Justices of the Peace Act 1547
- Parliament of England
- Long title: An Acte for the contynuance of Actions after the deathe of anny King of this Realme.
- Citation: 1 Edw. 6. c. 7
- Territorial extent: England and Wales; Ireland;

Dates
- Royal assent: 24 December 1547
- Commencement: 4 November 1547
- Repealed: 1 February 1969

Other legislation
- Amended by: Statute Law Revision Act 1863; Civil Procedure Acts Repeal Act 1879; Supreme Court of Judicature (Consolidation) Act 1925; Criminal Law Act 1967;
- Repealed by: Justices of the Peace Act 1968
- Relates to: Demise of the Crown Act 1702

Status: Repealed

Text of statute as originally enacted

= Justices of the Peace Act 1547 =

Act of the Parliament of England

The Justices of the Peace Act 1547 (1 Edw. 6. c. 7) was an act of the Parliament of England.

== Subsequent developments ==
Section 2 of the act was repealed by section 1 of, and the schedule to, the Statute Law Revision Act 1863 (26 & 27 Vict. c. 125), which came into force on 28 July 1863.

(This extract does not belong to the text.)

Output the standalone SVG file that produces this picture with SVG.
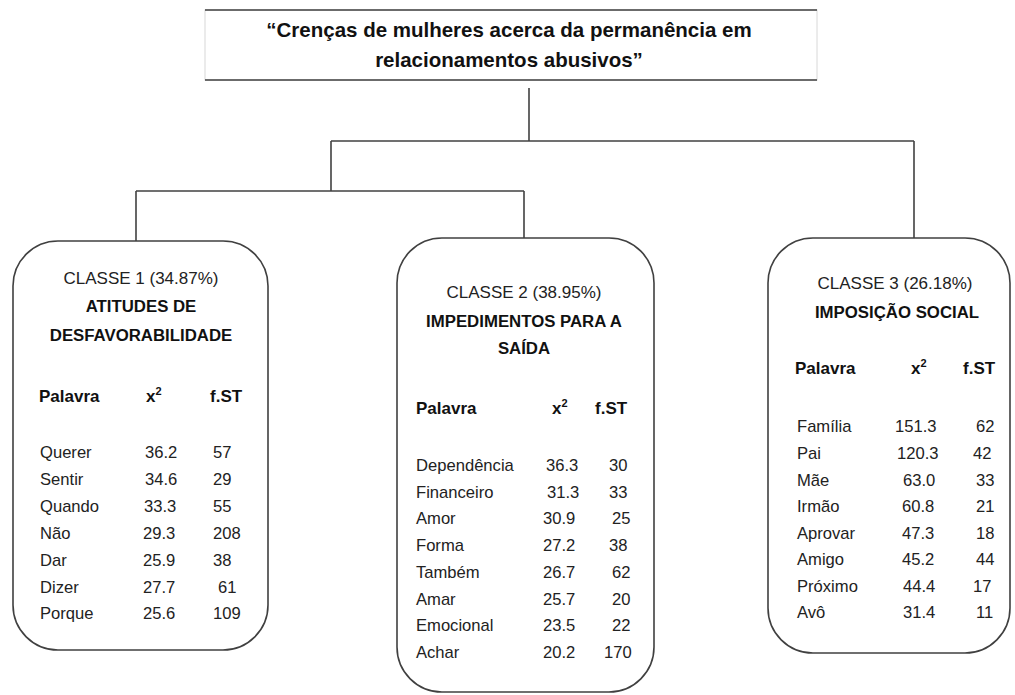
<svg xmlns="http://www.w3.org/2000/svg" width="1015" height="695" viewBox="0 0 1015 695">
<style>
.bg{fill:#ffffff}
.ln{stroke:#404040;stroke-width:1.6;fill:none}
.box{stroke:#404040;stroke-width:1.6;fill:#ffffff}
.title{font-family:"Liberation Sans",Arial,sans-serif;font-weight:bold;font-size:20.5px;fill:#111;text-anchor:middle}
.cls{font-family:"Liberation Sans",Arial,sans-serif;font-size:17px;fill:#222;text-anchor:middle}
.name{font-family:"Liberation Sans",Arial,sans-serif;font-weight:bold;font-size:16.8px;fill:#111;text-anchor:middle}
.hd{font-family:"Liberation Sans",Arial,sans-serif;font-weight:bold;font-size:17px;fill:#111}
.d{font-family:"Liberation Sans",Arial,sans-serif;font-size:16.6px;fill:#222}
.sup{font-size:11px}
</style>
<rect class="bg" x="0" y="0" width="1015" height="695"/>

<g id="title">
<rect x="205" y="10" width="612" height="70" fill="#fff" stroke="#d8d8d8" stroke-width="1"/>
<line class="ln" x1="205" y1="10" x2="817" y2="10"/>
<line class="ln" x1="205" y1="80" x2="817" y2="80"/>
<text class="title" x="509" y="37">“Crenças de mulheres acerca da permanência em</text>
<text class="title" x="509" y="67">relacionamentos abusivos”</text>
</g>

<g id="connectors">
<polyline class="ln" points="529,88 529,141"/>
<polyline class="ln" points="331,141 914,141"/>
<polyline class="ln" points="914,141 914,238"/>
<polyline class="ln" points="331,141 331,191"/>
<polyline class="ln" points="136,191 524,191"/>
<polyline class="ln" points="136,191 136,241"/>
<polyline class="ln" points="524,191 524,238"/>
</g>

<g id="classe1">
<rect class="box" x="13" y="241" width="255" height="409" rx="45" ry="45"/>
<text class="cls" x="141" y="284">CLASSE 1 (34.87%)</text>
<text class="name" x="141" y="312">ATITUDES DE</text>
<text class="name" x="141" y="341">DESFAVORABILIDADE</text>
<text class="hd" x="39" y="402">Palavra</text>
<text class="hd" x="146" y="402">x<tspan class="sup" dy="-7">2</tspan></text>
<text class="hd" x="210" y="402">f.ST</text>
<text class="d" x="40" y="458">Querer</text><text class="d" x="145" y="458">36.2</text><text class="d" x="213" y="458">57</text>
<text class="d" x="40" y="485">Sentir</text><text class="d" x="145" y="485">34.6</text><text class="d" x="213" y="485">29</text>
<text class="d" x="40" y="512">Quando</text><text class="d" x="144" y="512">33.3</text><text class="d" x="213" y="512">55</text>
<text class="d" x="40" y="539">Não</text><text class="d" x="143" y="539">29.3</text><text class="d" x="213" y="539">208</text>
<text class="d" x="40" y="566">Dar</text><text class="d" x="143" y="566">25.9</text><text class="d" x="213" y="566">38</text>
<text class="d" x="40" y="593">Dizer</text><text class="d" x="143" y="593">27.7</text><text class="d" x="218" y="593">61</text>
<text class="d" x="40" y="619">Porque</text><text class="d" x="143" y="619">25.6</text><text class="d" x="213" y="619">109</text>
</g>

<g id="classe2">
<rect class="box" x="397" y="238" width="257" height="454" rx="45" ry="45"/>
<text class="cls" x="524" y="298">CLASSE 2 (38.95%)</text>
<text class="name" x="524" y="327">IMPEDIMENTOS PARA A</text>
<text class="name" x="524" y="354">SAÍDA</text>
<text class="hd" x="416" y="414">Palavra</text>
<text class="hd" x="552" y="414">x<tspan class="sup" dy="-7">2</tspan></text>
<text class="hd" x="595" y="414">f.ST</text>
<text class="d" x="416" y="471">Dependência</text><text class="d" x="546" y="471">36.3</text><text class="d" x="609" y="471">30</text>
<text class="d" x="416" y="498">Financeiro</text><text class="d" x="547" y="498">31.3</text><text class="d" x="609" y="498">33</text>
<text class="d" x="416" y="524">Amor</text><text class="d" x="543" y="524">30.9</text><text class="d" x="612" y="524">25</text>
<text class="d" x="416" y="551">Forma</text><text class="d" x="543" y="551">27.2</text><text class="d" x="609" y="551">38</text>
<text class="d" x="416" y="578">Também</text><text class="d" x="543" y="578">26.7</text><text class="d" x="612" y="578">62</text>
<text class="d" x="416" y="605">Amar</text><text class="d" x="543" y="605">25.7</text><text class="d" x="612" y="605">20</text>
<text class="d" x="416" y="631">Emocional</text><text class="d" x="543" y="631">23.5</text><text class="d" x="612" y="631">22</text>
<text class="d" x="416" y="658">Achar</text><text class="d" x="543" y="658">20.2</text><text class="d" x="604" y="658">170</text>
</g>

<g id="classe3">
<rect class="box" x="768" y="238" width="242" height="415" rx="45" ry="45"/>
<text class="cls" x="895" y="289">CLASSE 3 (26.18%)</text>
<text class="name" x="897" y="318">IMPOSIÇÃO SOCIAL</text>
<text class="hd" x="795" y="374">Palavra</text>
<text class="hd" x="911" y="374">x<tspan class="sup" dy="-7">2</tspan></text>
<text class="hd" x="963" y="374">f.ST</text>
<text class="d" x="797" y="432">Família</text><text class="d" x="895" y="432">151.3</text><text class="d" x="976" y="432">62</text>
<text class="d" x="797" y="459">Pai</text><text class="d" x="897" y="459">120.3</text><text class="d" x="973" y="459">42</text>
<text class="d" x="797" y="486">Mãe</text><text class="d" x="903" y="486">63.0</text><text class="d" x="976" y="486">33</text>
<text class="d" x="797" y="512">Irmão</text><text class="d" x="902" y="512">60.8</text><text class="d" x="976" y="512">21</text>
<text class="d" x="797" y="539">Aprovar</text><text class="d" x="902" y="539">47.3</text><text class="d" x="976" y="539">18</text>
<text class="d" x="797" y="565">Amigo</text><text class="d" x="902" y="565">45.2</text><text class="d" x="976" y="565">44</text>
<text class="d" x="797" y="592">Próximo</text><text class="d" x="903" y="592">44.4</text><text class="d" x="973" y="592">17</text>
<text class="d" x="797" y="618">Avô</text><text class="d" x="903" y="618">31.4</text><text class="d" x="976" y="618">11</text>
</g>
</svg>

Sections 1 and 3 of the act were repealed by section 2 of, and part I of the schedule to, the Civil Procedure Acts Repeal Act 1879 (42 & 43 Vict. c. 59), which came into force on 15 August 1879.

Section 5, to the words " continued in full force and strength ", was repealed by section 10(2) of, and part I of schedule 3 to, the Criminal Law Act 1967, which came into force on 1 January 1968.

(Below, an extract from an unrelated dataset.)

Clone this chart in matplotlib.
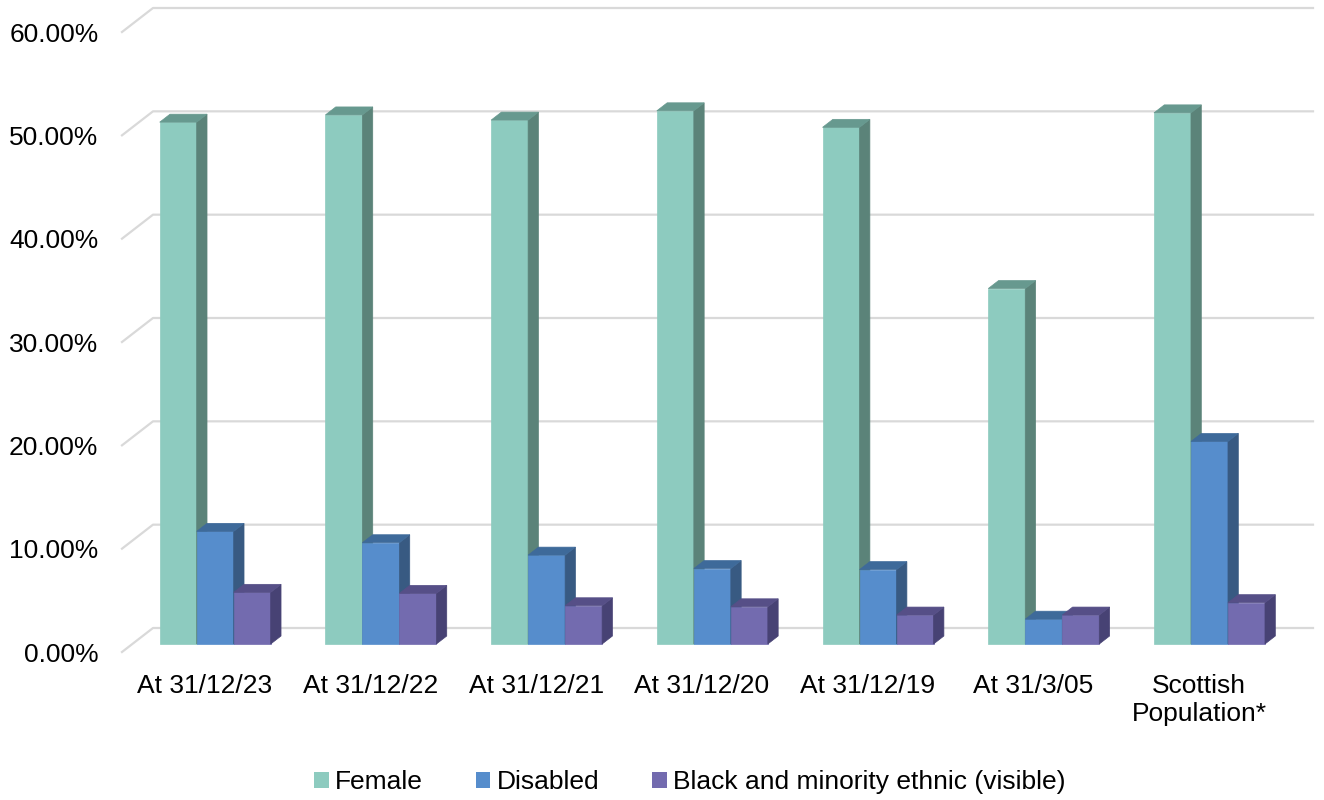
import matplotlib
matplotlib.use("Agg")
import matplotlib.pyplot as plt
import numpy as np
from matplotlib.patches import Polygon, Patch
from matplotlib.lines import Line2D
from matplotlib.transforms import Affine2D, IdentityTransform

# ---- data -------------------------------------------------------------
categories = ["At 31/12/23", "At 31/12/22", "At 31/12/21", "At 31/12/20",
              "At 31/12/19", "At 31/3/05", "Scottish\nPopulation*"]
female = [50.5, 51.2, 50.7, 51.6, 50.0, 34.4, 51.4]
disabled = [10.9, 9.8, 8.6, 7.3, 7.2, 2.4, 19.6]
bme = [5.0, 4.9, 3.7, 3.6, 2.8, 2.8, 4.0]
series_names = ["Female", "Disabled", "Black and minority ethnic (visible)"]
y_ticks = [0, 10, 20, 30, 40, 50, 60]

# front / side / top shades for each series
palettes = [
    ("#8DCBBF", "#5B8379", "#67998F"),
    ("#568DCC", "#385A82", "#3E6A9A"),
    ("#736BAF", "#474274", "#564F87"),
]

plt.rcParams["font.family"] = ["Liberation Sans", "DejaVu Sans"]
FS = 19

W, H, DPI = 1324, 800, 100
fig = plt.figure(figsize=(W / DPI, H / DPI), dpi=DPI)
fig.patch.set_facecolor("white")
ax = fig.add_axes([122 / W, 148 / H, 1160 / W, 620 / H])
ax.set_xlim(0, len(categories))
ax.set_ylim(0, 60)
for s in ax.spines.values():
    s.set_visible(False)
ax.set_facecolor("none")

# oblique depth of the plot box, in pixels (right / up)
DEPTH = np.array([31.0, 24.0])
bar_front = DEPTH / 3.0
bar_back = DEPTH * 2.0 / 3.0
bar_depth = bar_back - bar_front

pix = IdentityTransform()
fig.canvas.draw()
T = ax.transData.transform

# gridlines: slanted on the side wall, flat on the back wall
for t in y_ticks:
    p0 = T((0, t))
    p1 = p0 + DEPTH
    p2 = T((len(categories), t)) + DEPTH
    ax.add_line(Line2D([p0[0], p1[0], p2[0]], [p0[1], p1[1], p2[1]],
                       transform=pix, color="#D9D9D9", lw=1.6,
                       clip_on=False, zorder=0))

# bars
n_series = 3
bw = 0.2233
values = [female, disabled, bme]
front_tr = ax.transData + Affine2D().translate(*bar_front)
z = 2
for i in range(len(categories)):
    for k in range(n_series):
        v = values[k][i]
        front, side, top = palettes[k]
        xl = i + 0.5 - 1.5 * bw + k * bw
        xr = xl + bw
        ax.bar([xl], [v], width=bw, align="edge", color=front,
               edgecolor=front, lw=0.5, transform=front_tr,
               zorder=z, clip_on=False)
        B = T((xr, 0)) + bar_front
        C = T((xr, v)) + bar_front
        D = T((xl, v)) + bar_front
        ax.add_patch(Polygon([B, B + bar_depth, C + bar_depth, C],
                             closed=True, transform=pix, facecolor=side,
                             edgecolor=side, lw=0.5, clip_on=False,
                             zorder=z))
        ax.add_patch(Polygon([D, C, C + bar_depth, D + bar_depth],
                             closed=True, transform=pix, facecolor=top,
                             edgecolor=top, lw=0.5, clip_on=False,
                             zorder=z))
        z += 1

# axes labels
ax.set_yticks(y_ticks)
ax.set_yticklabels([f"{t:.2f}%" for t in y_ticks], fontsize=FS, color="#000000")
ax.set_xticks([i + 0.5 for i in range(len(categories))])
ax.set_xticklabels(categories, fontsize=FS, color="#000000", linespacing=1.2)
ax.tick_params(axis="y", length=0, pad=17)
ax.tick_params(axis="x", length=0, pad=16)

# legend
handles = [Patch(facecolor=p[0], edgecolor="none") for p in palettes]
fig.legend(handles, series_names, loc="center",
           bbox_to_anchor=(690 / W, 1 - 782 / H), ncol=3, frameon=False,
           fontsize=FS, handlelength=0.55, handleheight=0.55,
           handletextpad=0.25, columnspacing=2.0)

fig.savefig("out.png", dpi=DPI, facecolor="white")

The whole act, so far as unrepealed, was repealed by section 8(2) of, and part II of schedule 5 to, the Justices of the Peace Act 1968, which came into force on 1 February 1969.

The act was retained for the Republic of Ireland by sections 2(1) and 3(1) of, and part 2 of schedule 2 to, the Statute Law Revision Act 2007, which came into force on 8 May 2007.